In 2021, Democrats took aim at persons who donate to Democrats’ opponents with legislation called the For the People Act, which Republicans successfully blocked.

Back then, Bradley Smith, chairman of Institute for Free Speech, observed that the legislation aimed to violate the rights of groups “who do nothing more than speak about policy issues before Congress.” It would also have limited political speech on the web.

Now the bill is being resurrected as two separate pieces of legislation, each with language purporting to counter the purported threat of artificial intelligence. They are the Protect Elections from Deceptive AI Act and the AI Transparency in Elections Act.

Some Republicans seem to be buying into the resuscitated anti-​speech agenda, even though the legislation incorporates many proposals — even much of the same language — from the earlier bill. Again, says Smith, the goal is to expose conservative donors to “to harassment and boycotts.” Also to outlaw content called “materially deceptive content” as judged by a “reasonable person.” 

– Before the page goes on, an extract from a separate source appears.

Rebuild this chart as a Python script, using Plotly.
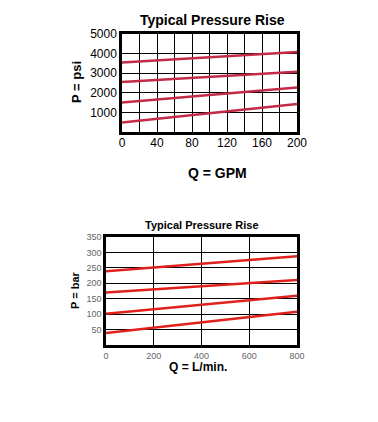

Of course, “reasonable persons” can and do disagree about the meaning of various speech and whether it’s “deceptive.” It’s reasonable to assume that the legislation, if enacted, will be used against speech that enforcers happen to disagree with.

As for actually deceptive speech: all manner of jabberwocky is protected by the First Amendment unless uttered to rob or defraud someone. If I tell you the moon is green cheese and you believe it, that may be sad. But I haven’t picked your pocket … or made you eat lunar cheese.

This is Common Sense. I’m Paul Jacob.